*** ENTRIES SUPPLIED
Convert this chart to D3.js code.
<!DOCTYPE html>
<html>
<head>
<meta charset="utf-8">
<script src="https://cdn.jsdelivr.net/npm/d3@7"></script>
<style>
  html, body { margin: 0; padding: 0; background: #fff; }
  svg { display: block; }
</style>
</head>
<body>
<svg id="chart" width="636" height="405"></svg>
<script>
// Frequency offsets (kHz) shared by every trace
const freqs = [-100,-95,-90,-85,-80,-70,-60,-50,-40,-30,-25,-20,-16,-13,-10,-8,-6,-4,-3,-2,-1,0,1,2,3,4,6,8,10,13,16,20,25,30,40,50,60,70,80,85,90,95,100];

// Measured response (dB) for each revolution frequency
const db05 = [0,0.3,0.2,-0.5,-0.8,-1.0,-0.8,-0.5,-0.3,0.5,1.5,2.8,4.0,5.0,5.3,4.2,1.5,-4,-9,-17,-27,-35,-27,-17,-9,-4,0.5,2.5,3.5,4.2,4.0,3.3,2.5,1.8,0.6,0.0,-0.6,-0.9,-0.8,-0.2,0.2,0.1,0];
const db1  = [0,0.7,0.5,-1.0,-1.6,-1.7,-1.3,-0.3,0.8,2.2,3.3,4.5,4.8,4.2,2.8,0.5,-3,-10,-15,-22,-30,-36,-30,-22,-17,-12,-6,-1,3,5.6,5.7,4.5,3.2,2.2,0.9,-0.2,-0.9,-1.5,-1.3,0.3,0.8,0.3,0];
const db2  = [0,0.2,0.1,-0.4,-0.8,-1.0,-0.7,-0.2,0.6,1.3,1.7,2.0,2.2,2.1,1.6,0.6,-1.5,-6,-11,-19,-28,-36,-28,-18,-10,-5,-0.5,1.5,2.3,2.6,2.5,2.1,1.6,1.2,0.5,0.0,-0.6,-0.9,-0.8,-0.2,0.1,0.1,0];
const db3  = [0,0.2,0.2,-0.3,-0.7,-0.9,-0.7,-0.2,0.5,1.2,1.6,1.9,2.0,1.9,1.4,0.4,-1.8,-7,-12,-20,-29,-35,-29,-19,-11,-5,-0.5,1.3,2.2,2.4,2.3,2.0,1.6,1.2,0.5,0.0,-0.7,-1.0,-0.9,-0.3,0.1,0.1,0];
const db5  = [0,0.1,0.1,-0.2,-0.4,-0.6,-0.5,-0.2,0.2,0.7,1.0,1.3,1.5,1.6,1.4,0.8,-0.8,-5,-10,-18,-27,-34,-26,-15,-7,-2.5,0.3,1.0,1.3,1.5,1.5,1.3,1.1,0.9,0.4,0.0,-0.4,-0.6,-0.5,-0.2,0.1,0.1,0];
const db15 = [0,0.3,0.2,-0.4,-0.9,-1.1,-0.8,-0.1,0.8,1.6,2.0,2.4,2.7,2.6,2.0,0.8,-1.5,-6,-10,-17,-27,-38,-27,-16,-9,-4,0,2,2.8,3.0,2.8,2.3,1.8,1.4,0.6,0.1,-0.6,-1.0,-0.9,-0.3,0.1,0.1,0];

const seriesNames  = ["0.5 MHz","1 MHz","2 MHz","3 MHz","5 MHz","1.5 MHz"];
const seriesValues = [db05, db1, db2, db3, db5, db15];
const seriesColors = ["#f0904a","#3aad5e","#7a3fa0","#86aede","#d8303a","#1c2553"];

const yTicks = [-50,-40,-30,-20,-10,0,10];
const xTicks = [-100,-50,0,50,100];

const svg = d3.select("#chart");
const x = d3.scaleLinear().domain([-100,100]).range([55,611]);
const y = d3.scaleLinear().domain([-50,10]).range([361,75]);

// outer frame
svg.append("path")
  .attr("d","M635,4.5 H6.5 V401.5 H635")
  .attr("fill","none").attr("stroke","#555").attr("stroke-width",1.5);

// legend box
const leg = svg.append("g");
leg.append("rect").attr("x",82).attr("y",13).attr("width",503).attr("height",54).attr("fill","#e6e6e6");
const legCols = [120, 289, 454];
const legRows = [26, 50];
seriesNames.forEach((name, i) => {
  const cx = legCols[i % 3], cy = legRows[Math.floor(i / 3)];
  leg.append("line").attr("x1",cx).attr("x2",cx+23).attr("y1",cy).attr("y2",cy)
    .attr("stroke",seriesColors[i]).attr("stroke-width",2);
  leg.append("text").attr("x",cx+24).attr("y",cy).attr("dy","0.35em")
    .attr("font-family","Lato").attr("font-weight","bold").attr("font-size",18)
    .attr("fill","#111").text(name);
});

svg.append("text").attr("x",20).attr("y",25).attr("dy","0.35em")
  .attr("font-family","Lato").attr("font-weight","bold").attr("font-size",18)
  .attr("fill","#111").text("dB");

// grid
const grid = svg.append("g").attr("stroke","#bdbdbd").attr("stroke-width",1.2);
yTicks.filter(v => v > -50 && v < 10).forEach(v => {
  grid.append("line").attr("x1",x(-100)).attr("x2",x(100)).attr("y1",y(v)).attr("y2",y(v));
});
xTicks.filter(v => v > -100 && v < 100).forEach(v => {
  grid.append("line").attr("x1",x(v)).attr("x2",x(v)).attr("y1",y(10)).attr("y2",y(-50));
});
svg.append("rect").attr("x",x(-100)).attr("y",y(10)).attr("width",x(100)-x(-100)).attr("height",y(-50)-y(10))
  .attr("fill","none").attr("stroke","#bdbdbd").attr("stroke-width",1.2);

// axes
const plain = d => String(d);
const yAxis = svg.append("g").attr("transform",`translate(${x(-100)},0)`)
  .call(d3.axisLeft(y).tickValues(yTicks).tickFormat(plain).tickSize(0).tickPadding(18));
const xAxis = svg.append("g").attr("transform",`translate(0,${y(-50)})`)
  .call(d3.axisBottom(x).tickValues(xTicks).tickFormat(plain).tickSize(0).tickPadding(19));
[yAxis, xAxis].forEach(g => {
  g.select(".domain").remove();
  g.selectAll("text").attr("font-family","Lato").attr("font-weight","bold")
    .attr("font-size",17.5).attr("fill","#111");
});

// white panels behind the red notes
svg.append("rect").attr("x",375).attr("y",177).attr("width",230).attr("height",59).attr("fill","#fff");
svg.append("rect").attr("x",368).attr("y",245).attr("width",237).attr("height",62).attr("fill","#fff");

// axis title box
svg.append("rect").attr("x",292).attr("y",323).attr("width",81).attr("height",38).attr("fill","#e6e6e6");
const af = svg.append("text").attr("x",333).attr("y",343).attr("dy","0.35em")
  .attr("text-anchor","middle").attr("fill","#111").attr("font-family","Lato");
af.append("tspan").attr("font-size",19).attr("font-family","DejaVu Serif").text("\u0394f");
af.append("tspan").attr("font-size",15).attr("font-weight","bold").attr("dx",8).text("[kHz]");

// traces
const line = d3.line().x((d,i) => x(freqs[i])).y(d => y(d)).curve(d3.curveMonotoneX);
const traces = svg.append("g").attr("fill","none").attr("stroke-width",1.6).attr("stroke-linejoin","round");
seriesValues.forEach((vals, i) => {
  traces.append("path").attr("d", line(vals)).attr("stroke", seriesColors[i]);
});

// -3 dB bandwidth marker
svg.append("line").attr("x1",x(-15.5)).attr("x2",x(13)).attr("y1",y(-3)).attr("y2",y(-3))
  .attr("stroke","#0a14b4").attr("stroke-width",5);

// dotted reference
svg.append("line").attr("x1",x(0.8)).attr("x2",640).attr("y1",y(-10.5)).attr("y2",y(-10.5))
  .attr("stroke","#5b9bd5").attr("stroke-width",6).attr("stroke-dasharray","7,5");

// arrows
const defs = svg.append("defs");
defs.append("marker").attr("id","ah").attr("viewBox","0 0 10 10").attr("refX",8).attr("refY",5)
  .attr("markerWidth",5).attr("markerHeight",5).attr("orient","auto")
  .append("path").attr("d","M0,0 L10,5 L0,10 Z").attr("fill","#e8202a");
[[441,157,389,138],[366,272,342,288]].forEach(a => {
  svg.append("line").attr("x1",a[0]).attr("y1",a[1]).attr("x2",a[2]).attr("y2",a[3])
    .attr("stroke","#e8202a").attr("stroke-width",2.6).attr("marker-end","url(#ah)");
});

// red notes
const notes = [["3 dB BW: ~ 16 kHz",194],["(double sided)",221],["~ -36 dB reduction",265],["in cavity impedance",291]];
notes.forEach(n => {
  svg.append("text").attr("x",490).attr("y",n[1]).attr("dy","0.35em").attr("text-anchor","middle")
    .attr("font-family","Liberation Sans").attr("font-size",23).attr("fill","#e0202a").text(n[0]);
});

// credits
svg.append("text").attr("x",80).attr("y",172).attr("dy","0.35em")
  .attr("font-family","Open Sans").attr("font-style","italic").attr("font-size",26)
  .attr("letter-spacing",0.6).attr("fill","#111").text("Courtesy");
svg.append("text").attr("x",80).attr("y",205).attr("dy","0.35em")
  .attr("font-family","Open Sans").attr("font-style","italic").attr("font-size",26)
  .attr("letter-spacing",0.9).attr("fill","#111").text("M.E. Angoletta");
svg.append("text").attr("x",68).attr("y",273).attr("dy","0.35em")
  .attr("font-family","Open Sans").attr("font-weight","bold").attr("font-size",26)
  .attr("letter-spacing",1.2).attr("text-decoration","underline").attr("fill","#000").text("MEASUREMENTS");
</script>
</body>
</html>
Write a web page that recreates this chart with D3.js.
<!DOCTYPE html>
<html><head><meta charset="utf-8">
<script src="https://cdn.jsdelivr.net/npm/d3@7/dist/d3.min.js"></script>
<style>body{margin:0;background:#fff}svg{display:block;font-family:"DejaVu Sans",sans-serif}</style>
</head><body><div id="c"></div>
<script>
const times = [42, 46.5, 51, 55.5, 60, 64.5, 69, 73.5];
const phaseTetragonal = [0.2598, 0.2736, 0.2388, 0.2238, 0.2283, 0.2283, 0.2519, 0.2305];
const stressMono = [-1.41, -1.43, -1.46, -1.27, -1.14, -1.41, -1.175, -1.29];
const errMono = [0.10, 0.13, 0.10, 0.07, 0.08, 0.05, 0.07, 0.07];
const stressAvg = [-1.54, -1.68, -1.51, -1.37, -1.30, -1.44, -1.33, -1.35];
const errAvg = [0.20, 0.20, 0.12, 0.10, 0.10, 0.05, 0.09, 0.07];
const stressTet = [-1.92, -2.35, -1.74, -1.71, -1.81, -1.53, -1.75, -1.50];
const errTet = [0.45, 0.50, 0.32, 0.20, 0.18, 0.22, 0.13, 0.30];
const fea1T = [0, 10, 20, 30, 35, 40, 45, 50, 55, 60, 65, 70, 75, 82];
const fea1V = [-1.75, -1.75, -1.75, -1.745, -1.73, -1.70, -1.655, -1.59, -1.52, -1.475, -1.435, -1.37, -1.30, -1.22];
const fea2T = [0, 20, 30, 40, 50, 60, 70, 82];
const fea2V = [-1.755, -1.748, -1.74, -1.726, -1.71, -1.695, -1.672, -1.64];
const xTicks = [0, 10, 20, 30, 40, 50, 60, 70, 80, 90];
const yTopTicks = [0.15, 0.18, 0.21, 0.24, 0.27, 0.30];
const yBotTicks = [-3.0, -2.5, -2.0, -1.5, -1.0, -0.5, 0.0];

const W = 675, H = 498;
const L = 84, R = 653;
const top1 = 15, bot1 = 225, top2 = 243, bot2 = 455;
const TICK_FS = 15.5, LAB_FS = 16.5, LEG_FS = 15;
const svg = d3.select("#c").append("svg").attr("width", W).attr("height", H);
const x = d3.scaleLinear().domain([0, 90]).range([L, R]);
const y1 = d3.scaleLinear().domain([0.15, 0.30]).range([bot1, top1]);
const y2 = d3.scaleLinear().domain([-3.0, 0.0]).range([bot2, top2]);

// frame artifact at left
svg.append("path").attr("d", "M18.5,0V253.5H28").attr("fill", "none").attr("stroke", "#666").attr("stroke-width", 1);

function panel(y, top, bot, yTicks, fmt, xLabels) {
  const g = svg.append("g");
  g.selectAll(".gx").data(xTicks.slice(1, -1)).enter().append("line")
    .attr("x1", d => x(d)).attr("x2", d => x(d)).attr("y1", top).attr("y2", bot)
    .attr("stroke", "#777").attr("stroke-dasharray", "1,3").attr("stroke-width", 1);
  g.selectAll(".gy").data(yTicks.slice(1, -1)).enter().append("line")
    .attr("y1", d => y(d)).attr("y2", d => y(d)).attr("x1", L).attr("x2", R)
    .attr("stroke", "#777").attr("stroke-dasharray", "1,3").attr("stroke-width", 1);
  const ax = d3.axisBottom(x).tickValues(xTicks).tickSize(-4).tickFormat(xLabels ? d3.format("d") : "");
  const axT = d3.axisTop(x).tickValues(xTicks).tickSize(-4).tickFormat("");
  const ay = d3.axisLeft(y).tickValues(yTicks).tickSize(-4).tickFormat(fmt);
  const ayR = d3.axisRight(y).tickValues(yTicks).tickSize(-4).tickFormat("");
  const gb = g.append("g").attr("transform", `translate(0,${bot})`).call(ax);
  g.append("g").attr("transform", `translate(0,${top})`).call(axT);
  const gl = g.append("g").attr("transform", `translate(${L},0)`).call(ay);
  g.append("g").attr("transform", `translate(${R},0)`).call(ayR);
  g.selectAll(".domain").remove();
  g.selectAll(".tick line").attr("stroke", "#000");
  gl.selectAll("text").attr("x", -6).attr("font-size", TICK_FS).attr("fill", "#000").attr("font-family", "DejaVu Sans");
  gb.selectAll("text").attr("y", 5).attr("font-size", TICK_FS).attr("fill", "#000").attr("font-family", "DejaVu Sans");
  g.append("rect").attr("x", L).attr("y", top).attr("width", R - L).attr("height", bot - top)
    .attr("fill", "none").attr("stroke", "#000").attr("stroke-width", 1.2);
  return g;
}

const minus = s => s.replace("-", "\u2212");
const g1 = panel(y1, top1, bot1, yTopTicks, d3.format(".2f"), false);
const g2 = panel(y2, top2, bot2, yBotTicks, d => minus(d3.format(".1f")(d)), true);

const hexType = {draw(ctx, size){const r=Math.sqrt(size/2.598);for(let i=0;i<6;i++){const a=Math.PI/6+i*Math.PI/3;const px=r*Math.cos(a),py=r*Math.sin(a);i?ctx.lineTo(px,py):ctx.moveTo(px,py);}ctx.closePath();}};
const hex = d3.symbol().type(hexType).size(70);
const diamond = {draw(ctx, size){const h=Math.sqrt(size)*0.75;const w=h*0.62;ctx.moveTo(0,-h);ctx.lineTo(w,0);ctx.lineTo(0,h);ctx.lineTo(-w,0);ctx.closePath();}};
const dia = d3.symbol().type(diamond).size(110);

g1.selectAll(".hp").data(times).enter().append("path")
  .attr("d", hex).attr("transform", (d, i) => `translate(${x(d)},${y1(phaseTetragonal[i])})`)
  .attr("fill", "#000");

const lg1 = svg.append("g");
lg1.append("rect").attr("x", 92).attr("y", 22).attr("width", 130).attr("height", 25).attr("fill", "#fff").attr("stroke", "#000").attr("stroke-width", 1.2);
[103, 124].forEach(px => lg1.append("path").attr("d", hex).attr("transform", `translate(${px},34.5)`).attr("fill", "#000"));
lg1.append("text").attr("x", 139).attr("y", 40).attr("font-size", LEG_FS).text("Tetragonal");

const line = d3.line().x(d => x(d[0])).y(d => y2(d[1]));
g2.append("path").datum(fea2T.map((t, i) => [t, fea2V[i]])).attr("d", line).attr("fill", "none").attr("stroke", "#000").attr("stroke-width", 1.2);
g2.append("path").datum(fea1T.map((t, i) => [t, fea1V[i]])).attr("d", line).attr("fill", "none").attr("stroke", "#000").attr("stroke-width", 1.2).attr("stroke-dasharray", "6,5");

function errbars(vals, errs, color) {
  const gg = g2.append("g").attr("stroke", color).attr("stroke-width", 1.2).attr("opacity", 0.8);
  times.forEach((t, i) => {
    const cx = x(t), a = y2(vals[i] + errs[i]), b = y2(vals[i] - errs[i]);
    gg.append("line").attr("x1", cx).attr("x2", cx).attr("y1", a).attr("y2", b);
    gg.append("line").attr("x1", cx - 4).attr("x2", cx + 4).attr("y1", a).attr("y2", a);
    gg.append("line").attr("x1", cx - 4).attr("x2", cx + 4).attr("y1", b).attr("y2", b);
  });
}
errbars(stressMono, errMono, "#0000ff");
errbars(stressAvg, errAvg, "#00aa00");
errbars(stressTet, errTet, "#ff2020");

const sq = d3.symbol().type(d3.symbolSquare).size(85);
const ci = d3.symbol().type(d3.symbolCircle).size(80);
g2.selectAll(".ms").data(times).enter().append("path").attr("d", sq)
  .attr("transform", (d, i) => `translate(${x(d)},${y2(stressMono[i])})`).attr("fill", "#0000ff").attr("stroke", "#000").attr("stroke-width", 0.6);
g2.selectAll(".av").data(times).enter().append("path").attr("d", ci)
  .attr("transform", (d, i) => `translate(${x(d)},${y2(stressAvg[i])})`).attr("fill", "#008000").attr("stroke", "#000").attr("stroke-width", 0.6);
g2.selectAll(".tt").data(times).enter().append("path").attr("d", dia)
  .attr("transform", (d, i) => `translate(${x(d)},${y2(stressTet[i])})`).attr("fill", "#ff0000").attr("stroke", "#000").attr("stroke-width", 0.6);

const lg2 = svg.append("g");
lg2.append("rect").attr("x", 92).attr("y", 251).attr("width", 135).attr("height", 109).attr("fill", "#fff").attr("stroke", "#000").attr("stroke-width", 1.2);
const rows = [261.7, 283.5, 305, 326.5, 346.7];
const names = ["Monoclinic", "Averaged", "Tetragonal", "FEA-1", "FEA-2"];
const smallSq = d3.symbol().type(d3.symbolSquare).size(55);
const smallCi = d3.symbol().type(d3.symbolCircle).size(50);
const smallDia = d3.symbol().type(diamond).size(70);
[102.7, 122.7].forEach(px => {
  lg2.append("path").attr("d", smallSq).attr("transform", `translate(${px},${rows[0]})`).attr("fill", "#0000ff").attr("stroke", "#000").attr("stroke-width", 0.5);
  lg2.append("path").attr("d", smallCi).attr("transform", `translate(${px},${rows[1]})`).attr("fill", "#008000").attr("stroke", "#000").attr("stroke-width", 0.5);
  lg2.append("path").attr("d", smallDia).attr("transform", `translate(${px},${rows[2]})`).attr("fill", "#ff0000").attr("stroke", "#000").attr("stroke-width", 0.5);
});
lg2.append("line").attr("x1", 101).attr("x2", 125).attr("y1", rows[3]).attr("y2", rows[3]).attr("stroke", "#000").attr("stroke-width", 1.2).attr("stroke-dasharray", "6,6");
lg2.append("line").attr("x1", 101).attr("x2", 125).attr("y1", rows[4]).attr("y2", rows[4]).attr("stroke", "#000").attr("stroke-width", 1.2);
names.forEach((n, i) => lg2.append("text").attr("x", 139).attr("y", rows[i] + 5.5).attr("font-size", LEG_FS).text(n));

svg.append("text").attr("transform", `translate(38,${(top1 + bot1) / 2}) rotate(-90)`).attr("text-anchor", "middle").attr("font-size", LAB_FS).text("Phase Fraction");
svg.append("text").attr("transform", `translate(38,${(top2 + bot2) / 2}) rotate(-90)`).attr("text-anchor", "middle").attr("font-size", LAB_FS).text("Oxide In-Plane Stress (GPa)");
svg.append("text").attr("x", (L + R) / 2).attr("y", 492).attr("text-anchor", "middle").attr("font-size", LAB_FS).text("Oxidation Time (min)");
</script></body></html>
******
## STATED TASK
Each line holding "chart" must be found and copied.

## RESPONSE
Convert this chart to D3.js code.
<svg id="chart" width="636" height="405"></svg>
const svg = d3.select("#chart");
Write a web page that recreates this chart with D3.js.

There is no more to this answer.